Triaging legal case files
A junior associate working on a litigation matter receives 15 case files relevant to the question of duty of care under the relevant precedent. Generating TLDRs for each file in under twenty minutes lets the associate identify the four cases most directly on point, file the others as background, and focus the careful reading work on the cases that will appear in the brief. The TLDR approach lets the associate cover the case law efficiently while still doing depth work where it matters.
Catching up on industry news from an analyst report stack
A corporate strategy team receives weekly industry analyst reports from multiple research firms, often totaling 30 to 50 pages per week. A team member generates TLDRs for each report, posts them to a shared Slack channel, and the team uses the TLDRs to decide collectively which reports warrant deeper engagement. The structured approach replaces the previous unstructured pattern where reports piled up unread and team members never developed shared awareness of what each report contained.
Use when triaging a stack of PDFs to identify which deserve a careful read, or when you need a quick verbal summary of a document before a meeting.
Get better results with these expert suggestions:
Build a TLDR archive across your reading
For knowledge workers who read regularly, building an archive of TLDRs from every document you process creates a personal searchable library of what you have read and what each document covered. Use Notion, Obsidian, or any notes app with full-text search, paste each TLDR with the date, source, and a link to the source PDF. Over months and years, this archive becomes a powerful resource because you can find sources for any topic you have previously encountered, with the TLDR giving you immediate context for whether the source is worth reopening.
Use the TLDR as input to AI-assisted writing
When you are drafting a brief, memo, or paper that references multiple sources, the TLDRs of the sources you have read provide ready material for an introduction or background section. Some writers use the TLDR plus citation as the starting point for paragraphs in their own writing, treating the TLDR as compressed context that can be expanded into a full discussion. This use of TLDRs as writing scaffolding speeds up document drafting significantly compared to working from full sources each time.

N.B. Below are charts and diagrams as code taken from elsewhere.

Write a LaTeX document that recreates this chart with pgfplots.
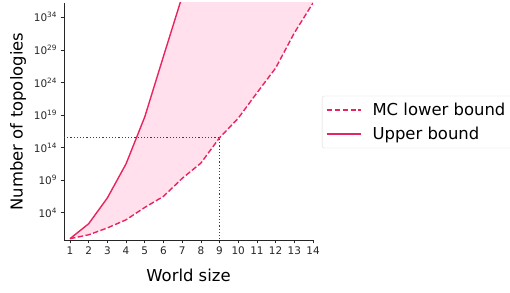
\documentclass[border=0pt]{standalone}
\usepackage{pgfplots}
\pgfplotsset{compat=1.18}
\usepgfplotslibrary{fillbetween}
\usepackage{fontspec}
\setmainfont{DejaVu Sans}
\definecolor{lc}{HTML}{E8245F}
\definecolor{fc}{HTML}{FFE0EC}
\definecolor{tc}{HTML}{262626}
\begin{document}
\begin{tikzpicture}
\begin{axis}[
  at={(64bp,53bp)}, anchor=south west,
  scale only axis, width=249bp, height=237bp,
  ymode=log,
  xmin=0.68, xmax=14,
  ymin=0.63, ymax=1.58e36,
  axis lines=left,
  axis line style={-, tc, line width=0.6pt},
  xtick={1,...,14},
  ytick={1e4,1e9,1e14,1e19,1e24,1e29,1e34},
  yticklabels={10\textsuperscript{4},10\textsuperscript{9},10\textsuperscript{14},10\textsuperscript{19},10\textsuperscript{24},10\textsuperscript{29},10\textsuperscript{34}},
  yminorticks=false,
  tick align=outside,
  tick style={tc, line width=0.6pt},
  major tick length=3.5bp,
  tick label style={font=\fontsize{10.5}{12}\selectfont, text=tc},
  /pgf/number format/assume math mode=true,
  xlabel={World size},
  ylabel={Number of topologies},
  label style={font=\fontsize{16.5}{19}\selectfont, text=black},
  xlabel style={yshift=-7bp},
  ylabel style={yshift=1bp},
  clip=true,
  legend style={at={(1.036,0.498)}, anchor=west, draw=black!15, rounded corners=2pt,
    font=\fontsize{16.5}{19}\selectfont, row sep=4bp, inner sep=4bp,
    column sep=8bp,
    legend cell align=left,
    nodes={inner sep=3bp}},
  legend image code/.code={\draw[#1] (0bp,0bp) -- (34bp,0bp);},
]
\addlegendimage{lc, line width=1.4pt, dash pattern=on 5.5bp off 2.4bp}
\addlegendentry{MC lower bound}
\addlegendimage{lc, line width=1.4pt}
\addlegendentry{Upper bound}
\addplot[name path=lower, lc, line width=1.4pt, dash pattern=on 5.5bp off 2.4bp, forget plot] coordinates {
(1,1) (2,3.98) (3,44.7) (4,794) (5,6.31e4) (6,3.16e6) (7,1.82e9) (8,3.98e11) (9,3.16e15) (10,3.16e18) (11,2.51e22) (12,1.58e26) (13,3.98e31) (14,1.58e36)
};
\addplot[name path=upper, lc, line width=1.4pt, forget plot] coordinates {
(1,1) (2,200) (3,1.82e6) (4,3.16e11) (5,5.01e18) (6,1e28) (7,1.58e37) (8,1e39) (9,1e40) (10,1e41) (11,1e42) (12,1e43) (13,1e44) (14,1e45)
};
\addplot[fc, forget plot] fill between[of=upper and lower];
\addplot[black!75, line width=1.1pt, dash pattern=on 1.1bp off 2.1bp, forget plot] coordinates {(0.68,3.16e15) (9,3.16e15) (9,0.63)};
\end{axis}
\pgfresetboundingbox
\path[use as bounding box] (0,0) rectangle (510bp,293bp);
\end{tikzpicture}
\end{document}
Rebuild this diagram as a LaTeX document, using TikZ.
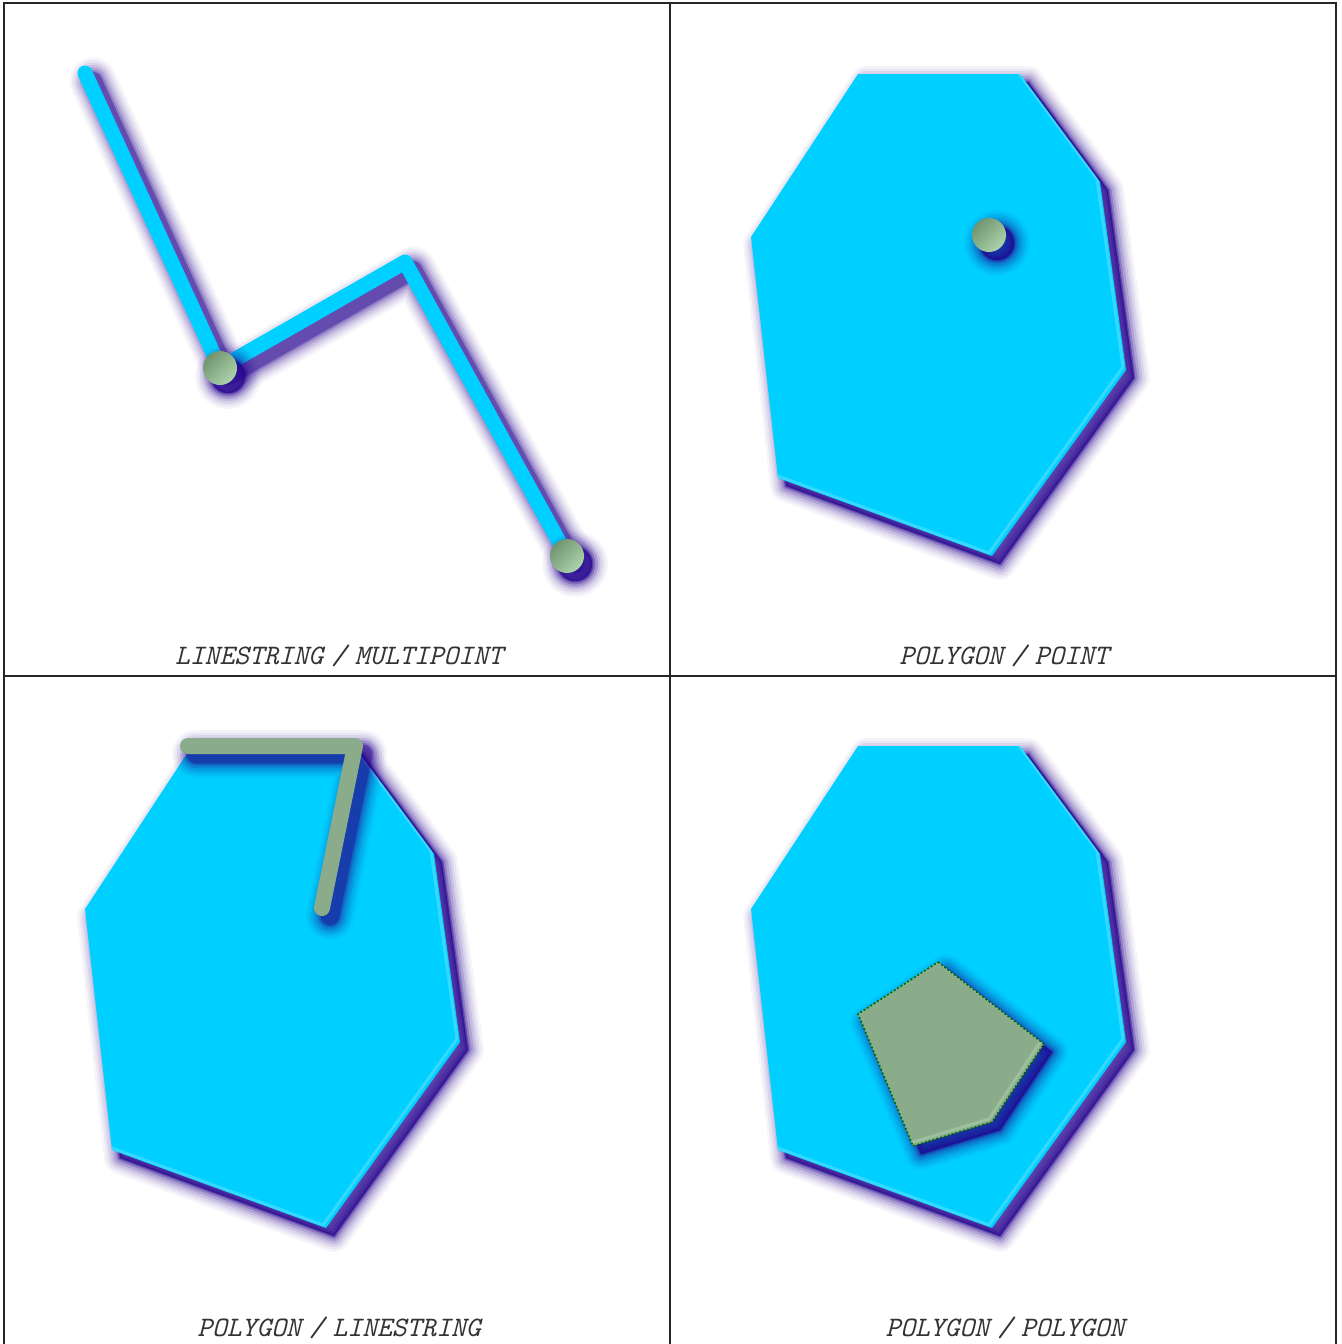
\documentclass[tikz,border=0pt]{standalone}
\usepackage{fontspec}
\definecolor{geomcyan}{RGB}{0,208,255}
\definecolor{geomgreen}{RGB}{138,172,138}
\definecolor{greendark}{RGB}{112,148,112}
\definecolor{greenlight}{RGB}{172,212,172}
\definecolor{shadeblue}{RGB}{34,0,140}
\definecolor{edgegreen}{RGB}{0,105,0}

\newcommand\hull{(858,74) -- (1020,74) -- (1100,182) -- (1126,370) -- (992,556) -- (778,478) -- (751,237) -- cycle}
\newcommand\softshadow[3]{%
  \foreach \w/\o in {16/0.04,13.5/0.06,11/0.08,8.5/0.11,6/0.15,3.5/0.22,1.5/0.4}{
    \path[shadeblue, opacity=\o, line width={#1+\w pt}, line cap=round, line join=round, shift={(8,8)}, draw, #2] #3;}}
\newcommand\bevel[2]{%
  \begin{scope}
  \clip #2;
  \draw[#1, opacity=0.5, line width=1.5pt, line join=round, shift={(-3,-3)}] #2;
  \end{scope}}

\begin{document}
\begin{tikzpicture}[x=0.5pt, y=-0.5pt,
  frame/.style={black!85, line width=0.6pt},
  caption/.style={text=black!80, inner sep=0pt, font=\ttfamily\itshape\fontsize{14.1pt}{16pt}\selectfont},
  cyanline/.style={geomcyan, line width=7.5pt, line cap=round, line join=round},
  greenline/.style={geomgreen, line width=8pt, line cap=round, line join=round},
  pointdot/.style={top color=greendark, bottom color=greenlight, shading angle=45}]
\useasboundingbox (0,0) rectangle (1341,1344);
\draw[frame] (4,1344) -- (4,3) -- (1336,3) -- (1336,1344);
\draw[frame] (670,3) -- (670,1344);
\draw[frame] (4,676) -- (1336,676);
% LINESTRING / MULTIPOINT
\softshadow{7.5pt}{}{(85,73) -- (220,368) -- (405,262) -- (567,556)}
\draw[cyanline] (85,73) -- (220,368) -- (405,262) -- (567,556);
\softshadow{0pt}{fill}{(220,368) circle (17)}
\softshadow{0pt}{fill}{(567,556) circle (17)}
\shade[pointdot] (220,368) circle (17);
\shade[pointdot] (567,556) circle (17);
\node[caption] (capA) at (339,656) {LINESTRING\hspace{0.3em}/\hspace{0.3em}MULTIPOINT};
% POLYGON / POINT
\softshadow{0pt}{fill}{\hull}
\fill[geomcyan] \hull;
\bevel{white!40!geomcyan}{\hull}
\softshadow{0pt}{fill}{(989,235) circle (17)}
\shade[pointdot] (989,235) circle (17);
\node[caption] (capB) at (1004,656) {POLYGON\hspace{0.3em}/\hspace{0.3em}POINT};
% POLYGON / LINESTRING
\begin{scope}[shift={(-666,672)}]
\softshadow{0pt}{fill}{\hull}
\fill[geomcyan] \hull;
\bevel{white!40!geomcyan}{\hull}
\end{scope}
\softshadow{8pt}{}{(188,746) -- (355,746) -- (322,908)}
\draw[greenline] (188,746) -- (355,746) -- (322,908);
\node[caption] (capC) at (339,1328) {POLYGON\hspace{0.3em}/\hspace{0.3em}LINESTRING};
% POLYGON / POLYGON
\begin{scope}[shift={(0,672)}]
\softshadow{0pt}{fill}{\hull}
\fill[geomcyan] \hull;
\bevel{white!40!geomcyan}{\hull}
\end{scope}
\softshadow{0pt}{fill}{(938,962) -- (1044,1044) -- (992,1122) -- (913,1146) -- (858,1014) -- cycle}
\fill[geomgreen] (938,962) -- (1044,1044) -- (992,1122) -- (913,1146) -- (858,1014) -- cycle;
\bevel{greenlight}{(938,962) -- (1044,1044) -- (992,1122) -- (913,1146) -- (858,1014) -- cycle}
\draw[edgegreen, line width=0.8pt, dash pattern=on 1pt off 1pt]
  (938,962) -- (1044,1044) -- (992,1122) -- (913,1146) -- (858,1014) -- cycle;
\node[caption] (capD) at (1005,1328) {POLYGON\hspace{0.3em}/\hspace{0.3em}POLYGON};
\end{tikzpicture}
\end{document}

Compare TLDRs across versions of the same document
When a document goes through multiple versions (a paper through review rounds, a contract through negotiation, a report through editorial revision), generating a TLDR for each version surfaces how the document core argument evolved. The TLDR for version 1 versus version 3 reveals whether the substantive content changed or whether the revisions were purely cosmetic. This is particularly useful for collaborative documents where you need to understand what shifted between versions without rereading the full document each time.
Pair TLDRs with action triggers
For documents that require action (sign this contract, approve this budget, review this proposal), the TLDR can be paired with a clear action note: TLDR plus action required, decision needed by date, no action required just FYI. This pairing makes the triage outcome explicit for documents you are forwarding to others, who can decide whether to engage based on the action signal as well as the content signal. This format works particularly well for executive assistants triaging incoming documents for executives.
Use TLDRs as triage, then run full summaries for keepers
A TLDR is fast enough to apply to every document but does not give you depth. The right workflow uses TLDRs to identify the documents worth deeper engagement, then runs the full structured summarizer on those documents to support reading the cited pages.
Keep the TLDR attached to filed documents
When you file a PDF for later reference, paste the TLDR into the file name or metadata so future searches surface the relevant documents. A search for the topic returns the TLDR snippet, which lets you decide in seconds whether to reopen the document.
Generate TLDRs before meetings
For meetings where a document will be discussed, generate the TLDR ahead of time and read it before walking into the room. You arrive with ready language for the discussion and can engage substantively rather than asking the presenter to summarize.